Elementary, middle and high school campuses are places of learning and high-powered weaponry DOES NOT belong on campus.
In October of 2012, the interim Chief of School Police Billy Green (a Lt. from the City of Fontana Police Department) purchased 14 assault rifles for use by the School Police Department. Because the purchase amount was under the "threshold" for expenses requiring Board approval, no public input was possible. However, an entire new policy and procedures for handling the weapon was required and the personnel payroll expense of the 40 hour training for each officer that took place over the holiday break in December both required Board approval that has yet to happen.

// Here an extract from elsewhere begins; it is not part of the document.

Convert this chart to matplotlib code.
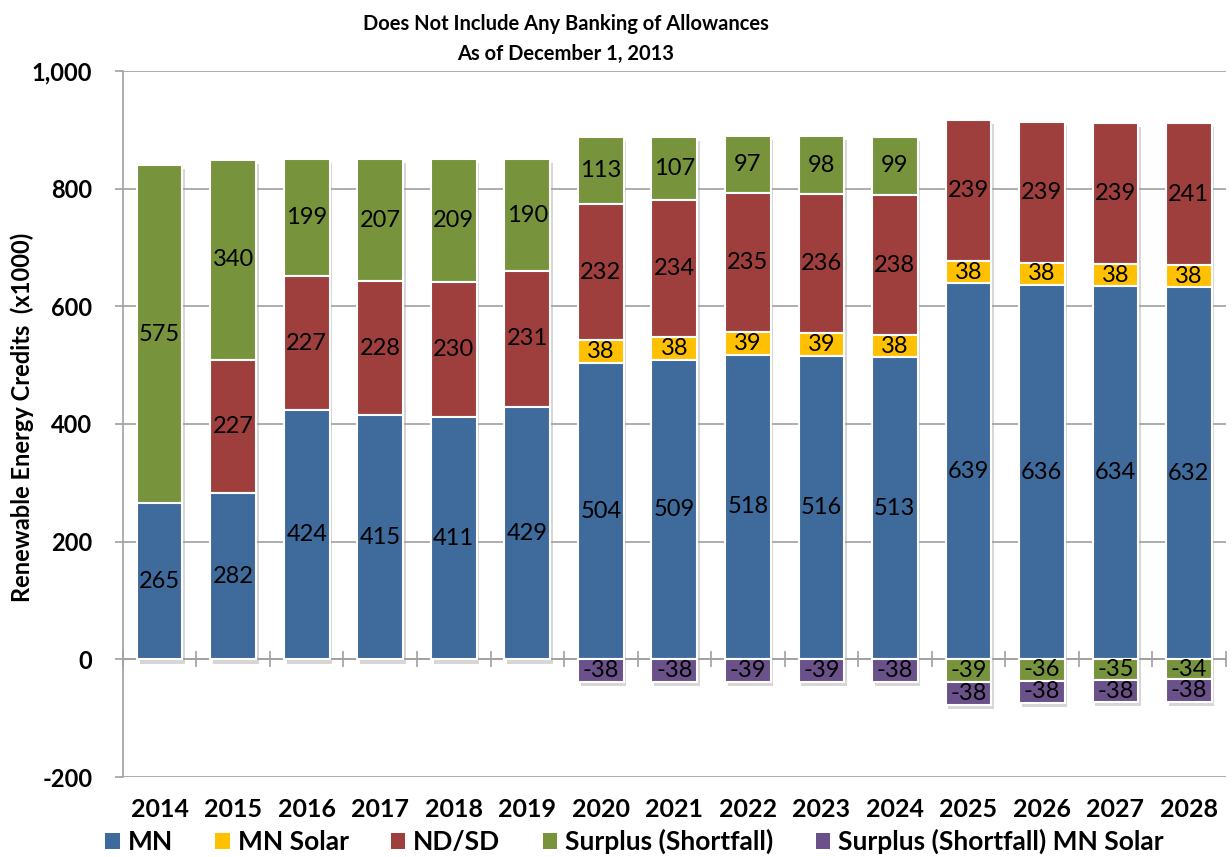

Please stand with parents, students, teachers and concerned community members who are speaking out against these assault rifles being on campus on a daily basis. According to a letter to parents from interim Chief of School Police, each day an officer will retrieve the weapon from department headquarters, transport to their assigned school site and either place in a locked safe on campus or leave in the trunk of their vehicle if there is no safe on site. He further writes, "Officers are already equipped with handguns while carrying out their mission of safeguarding school sites. The rifles are needed to provide the officers with the tools necessary to respond to a school site in the event of an active shooter or other situation which greatly jeopardizes the safety of children and staff."
Even in the unlikely event of an "active shooter" it is probable that the officer 1) will NOT have time to retrieve the weapon; 2) will NOT be able to use the high-powered weapon that is used on a rare and irregular basis with any accuracy during a stressful situation; and 3) would further jeopardize the safety of students, staff and his/herself in attempting to confront one or more attackers as the only law enforcement officer on site.
We assert that the community should have been allowed to have this serious conversation about safety on school campuses before the decision to purchase these weapons, train and arm school police with them was made. We further assert that school campuses are no place for this kind of weaponry, and that the lesson "that the bigger gun wins" is not one we want our children to learn.